TASK PROMPT:
Exactly as written, quote every line that follows, skipping the images.
* BEGIN *
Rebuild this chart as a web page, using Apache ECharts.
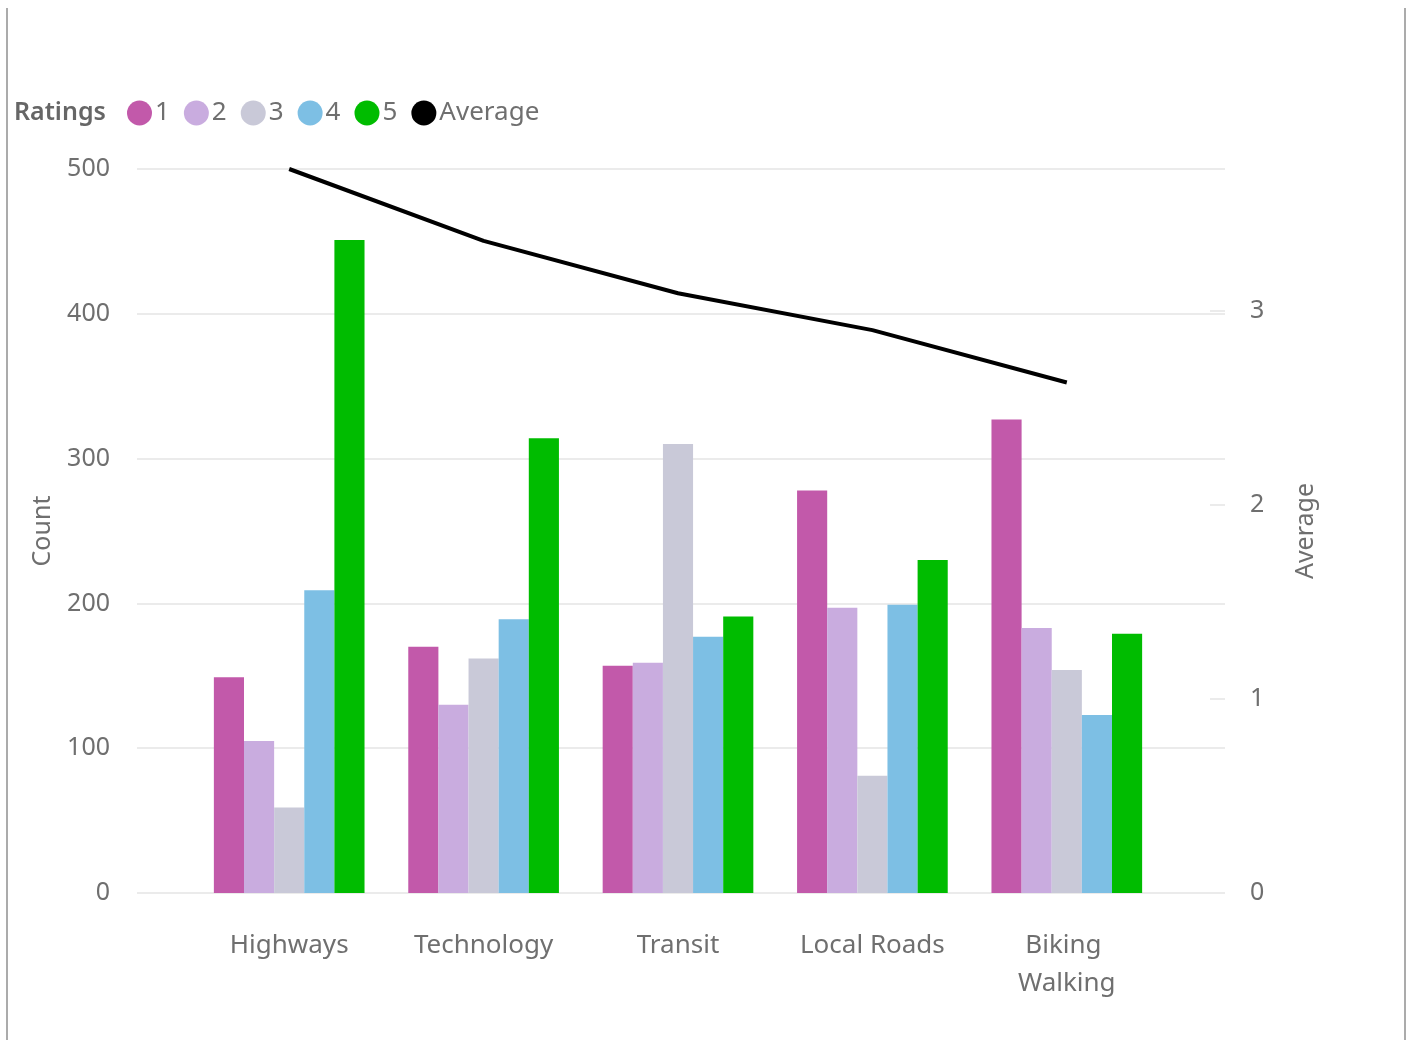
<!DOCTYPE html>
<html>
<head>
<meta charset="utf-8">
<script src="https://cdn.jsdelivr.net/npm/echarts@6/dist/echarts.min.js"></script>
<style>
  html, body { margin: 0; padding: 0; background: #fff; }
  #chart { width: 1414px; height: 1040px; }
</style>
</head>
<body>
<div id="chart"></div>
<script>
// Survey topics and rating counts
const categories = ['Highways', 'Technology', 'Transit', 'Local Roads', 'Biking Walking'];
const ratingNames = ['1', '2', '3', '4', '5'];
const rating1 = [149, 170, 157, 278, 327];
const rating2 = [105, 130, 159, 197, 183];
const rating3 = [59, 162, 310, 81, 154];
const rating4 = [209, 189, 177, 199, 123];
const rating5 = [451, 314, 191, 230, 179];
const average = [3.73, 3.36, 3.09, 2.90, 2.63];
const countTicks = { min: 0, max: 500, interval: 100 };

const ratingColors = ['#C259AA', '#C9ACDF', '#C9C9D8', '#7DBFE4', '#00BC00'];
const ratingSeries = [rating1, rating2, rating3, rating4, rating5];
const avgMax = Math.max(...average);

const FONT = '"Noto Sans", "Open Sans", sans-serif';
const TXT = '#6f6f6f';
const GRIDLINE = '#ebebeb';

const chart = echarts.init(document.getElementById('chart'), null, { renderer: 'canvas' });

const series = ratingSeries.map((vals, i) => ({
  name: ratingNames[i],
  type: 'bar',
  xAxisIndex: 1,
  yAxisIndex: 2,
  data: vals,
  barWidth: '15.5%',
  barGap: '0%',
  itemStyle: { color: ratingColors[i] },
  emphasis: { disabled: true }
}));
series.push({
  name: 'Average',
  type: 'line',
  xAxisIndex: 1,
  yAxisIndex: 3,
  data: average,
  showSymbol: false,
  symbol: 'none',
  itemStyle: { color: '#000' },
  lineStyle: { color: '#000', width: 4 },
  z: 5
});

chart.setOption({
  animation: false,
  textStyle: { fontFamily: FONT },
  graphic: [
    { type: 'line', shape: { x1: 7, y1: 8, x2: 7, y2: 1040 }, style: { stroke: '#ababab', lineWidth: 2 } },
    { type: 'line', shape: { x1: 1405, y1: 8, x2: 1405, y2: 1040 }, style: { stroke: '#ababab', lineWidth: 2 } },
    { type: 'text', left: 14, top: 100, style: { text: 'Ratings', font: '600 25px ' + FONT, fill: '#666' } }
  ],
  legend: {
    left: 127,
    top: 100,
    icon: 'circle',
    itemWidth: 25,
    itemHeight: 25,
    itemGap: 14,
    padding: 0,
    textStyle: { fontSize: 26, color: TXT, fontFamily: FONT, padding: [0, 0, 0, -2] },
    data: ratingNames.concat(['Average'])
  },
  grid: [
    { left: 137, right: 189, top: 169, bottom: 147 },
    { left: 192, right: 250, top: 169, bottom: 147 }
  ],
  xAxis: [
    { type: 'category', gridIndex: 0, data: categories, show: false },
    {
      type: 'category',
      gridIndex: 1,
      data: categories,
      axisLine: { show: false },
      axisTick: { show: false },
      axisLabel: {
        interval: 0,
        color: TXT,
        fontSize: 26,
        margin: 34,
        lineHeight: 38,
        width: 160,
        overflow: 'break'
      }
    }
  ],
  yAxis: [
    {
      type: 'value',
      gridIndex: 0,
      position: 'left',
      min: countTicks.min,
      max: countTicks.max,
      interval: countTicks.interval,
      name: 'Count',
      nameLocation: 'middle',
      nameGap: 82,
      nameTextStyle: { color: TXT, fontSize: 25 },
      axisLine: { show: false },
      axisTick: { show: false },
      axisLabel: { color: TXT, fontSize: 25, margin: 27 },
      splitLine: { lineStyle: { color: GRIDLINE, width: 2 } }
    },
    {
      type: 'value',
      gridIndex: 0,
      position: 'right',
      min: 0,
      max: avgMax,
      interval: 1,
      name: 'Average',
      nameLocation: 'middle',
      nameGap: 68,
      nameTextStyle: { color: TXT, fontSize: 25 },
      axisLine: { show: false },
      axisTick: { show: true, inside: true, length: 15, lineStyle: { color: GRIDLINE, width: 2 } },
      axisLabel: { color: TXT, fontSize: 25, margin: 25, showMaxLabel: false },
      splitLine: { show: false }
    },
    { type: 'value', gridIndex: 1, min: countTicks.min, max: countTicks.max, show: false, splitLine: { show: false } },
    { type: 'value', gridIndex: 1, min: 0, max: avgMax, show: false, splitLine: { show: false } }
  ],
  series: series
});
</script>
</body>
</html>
* END *
WRITTEN RESPONSE:
Rebuild this chart as a web page, using Apache ECharts.
<!DOCTYPE html>
<html>
<head>
<meta charset="utf-8">
<script src="https://cdn.jsdelivr.net/npm/echarts@6/dist/echarts.min.js"></script>
<style>
  html, body { margin: 0; padding: 0; background: #fff; }
  #chart { width: 1414px; height: 1040px; }
</style>
</head>
<body>
<div id="chart"></div>
<script>
// Survey topics and rating counts
const categories = ['Highways', 'Technology', 'Transit', 'Local Roads', 'Biking Walking'];
const ratingNames = ['1', '2', '3', '4', '5'];
const rating1 = [149, 170, 157, 278, 327];
const rating2 = [105, 130, 159, 197, 183];
const rating3 = [59, 162, 310, 81, 154];
const rating4 = [209, 189, 177, 199, 123];
const rating5 = [451, 314, 191, 230, 179];
const average = [3.73, 3.36, 3.09, 2.90, 2.63];
const countTicks = { min: 0, max: 500, interval: 100 };

const ratingColors = ['#C259AA', '#C9ACDF', '#C9C9D8', '#7DBFE4', '#00BC00'];
const ratingSeries = [rating1, rating2, rating3, rating4, rating5];
const avgMax = Math.max(...average);

const FONT = '"Noto Sans", "Open Sans", sans-serif';
const TXT = '#6f6f6f';
const GRIDLINE = '#ebebeb';

const chart = echarts.init(document.getElementById('chart'), null, { renderer: 'canvas' });

const series = ratingSeries.map((vals, i) => ({
  name: ratingNames[i],
  type: 'bar',
  xAxisIndex: 1,
  yAxisIndex: 2,
  data: vals,
  barWidth: '15.5%',
  barGap: '0%',
  itemStyle: { color: ratingColors[i] },
  emphasis: { disabled: true }
}));
series.push({
  name: 'Average',
  type: 'line',
  xAxisIndex: 1,
  yAxisIndex: 3,
  data: average,
  showSymbol: false,
  symbol: 'none',
  itemStyle: { color: '#000' },
  lineStyle: { color: '#000', width: 4 },
  z: 5
});

chart.setOption({
  animation: false,
  textStyle: { fontFamily: FONT },
  graphic: [
    { type: 'line', shape: { x1: 7, y1: 8, x2: 7, y2: 1040 }, style: { stroke: '#ababab', lineWidth: 2 } },
    { type: 'line', shape: { x1: 1405, y1: 8, x2: 1405, y2: 1040 }, style: { stroke: '#ababab', lineWidth: 2 } },
    { type: 'text', left: 14, top: 100, style: { text: 'Ratings', font: '600 25px ' + FONT, fill: '#666' } }
  ],
  legend: {
    left: 127,
    top: 100,
    icon: 'circle',
    itemWidth: 25,
    itemHeight: 25,
    itemGap: 14,
    padding: 0,
    textStyle: { fontSize: 26, color: TXT, fontFamily: FONT, padding: [0, 0, 0, -2] },
    data: ratingNames.concat(['Average'])
  },
  grid: [
    { left: 137, right: 189, top: 169, bottom: 147 },
    { left: 192, right: 250, top: 169, bottom: 147 }
  ],
  xAxis: [
    { type: 'category', gridIndex: 0, data: categories, show: false },
    {
      type: 'category',
      gridIndex: 1,
      data: categories,
      axisLine: { show: false },
      axisTick: { show: false },
      axisLabel: {
        interval: 0,
        color: TXT,
        fontSize: 26,
        margin: 34,
        lineHeight: 38,
        width: 160,
        overflow: 'break'
      }
    }
  ],
  yAxis: [
    {
      type: 'value',
      gridIndex: 0,
      position: 'left',
      min: countTicks.min,
      max: countTicks.max,
      interval: countTicks.interval,
      name: 'Count',
      nameLocation: 'middle',
      nameGap: 82,
      nameTextStyle: { color: TXT, fontSize: 25 },
      axisLine: { show: false },
      axisTick: { show: false },
      axisLabel: { color: TXT, fontSize: 25, margin: 27 },
      splitLine: { lineStyle: { color: GRIDLINE, width: 2 } }
    },
    {
      type: 'value',
      gridIndex: 0,
      position: 'right',
      min: 0,
      max: avgMax,
      interval: 1,
      name: 'Average',
      nameLocation: 'middle',
      nameGap: 68,
      nameTextStyle: { color: TXT, fontSize: 25 },
      axisLine: { show: false },
      axisTick: { show: true, inside: true, length: 15, lineStyle: { color: GRIDLINE, width: 2 } },
      axisLabel: { color: TXT, fontSize: 25, margin: 25, showMaxLabel: false },
      splitLine: { show: false }
    },
    { type: 'value', gridIndex: 1, min: countTicks.min, max: countTicks.max, show: false, splitLine: { show: false } },
    { type: 'value', gridIndex: 1, min: 0, max: avgMax, show: false, splitLine: { show: false } }
  ],
  series: series
});
</script>
</body>
</html>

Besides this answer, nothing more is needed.